Solution and Explanation

Step 1: Recall the link between angular momentum and kinetic energy.
Angular momentum is $L = I\omega$, so $\omega = L/I$.
Rotational kinetic energy is $K = \frac{1}{2}I\omega^2 = \frac{L^2}{2I}$.
This formula lets us find kinetic energy directly from $L$ and $I$, without first finding $\omega$.

Step 2: Compute initial kinetic energy.
$L_1 = 4\,\text{kg\,m}^2\text{s}^{-1}$ and $I = 0.2\,\text{kg\,m}^2$:
\[ K_1 = \frac{L_1^2}{2I} = \frac{4^2}{2 \times 0.2} = \frac{16}{0.4} = 40\,\text{J} \]

Step 3: Compute final kinetic energy.
$L_2 = 2\,\text{kg\,m}^2\text{s}^{-1}$:
\[ K_2 = \frac{L_2^2}{2I} = \frac{2^2}{2 \times 0.2} = \frac{4}{0.4} = 10\,\text{J} \]

Step 4: Find the energy lost by the wheel.
\[ \Delta K = K_1 - K_2 = 40 - 10 = 30\,\text{J} \]
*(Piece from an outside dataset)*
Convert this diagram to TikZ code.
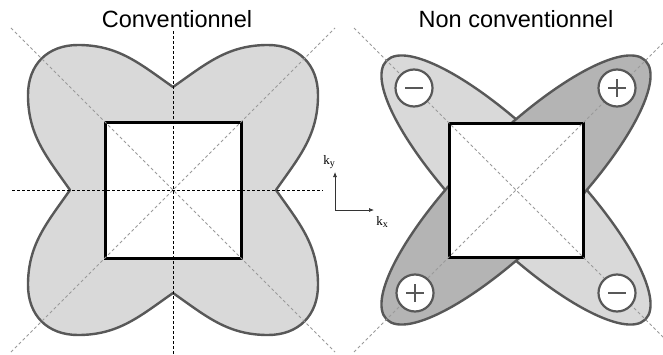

Step 5: Calculate average power.
Power is the rate of doing work (or losing energy). The energy was dissipated over $t = 4\,\text{s}$:
\[ P = \frac{\Delta K}{t} = \frac{30}{4} = 7.5\,\text{W} \]

Step 6: State the answer.
\[ \boxed{7.5\,\text{W}} \]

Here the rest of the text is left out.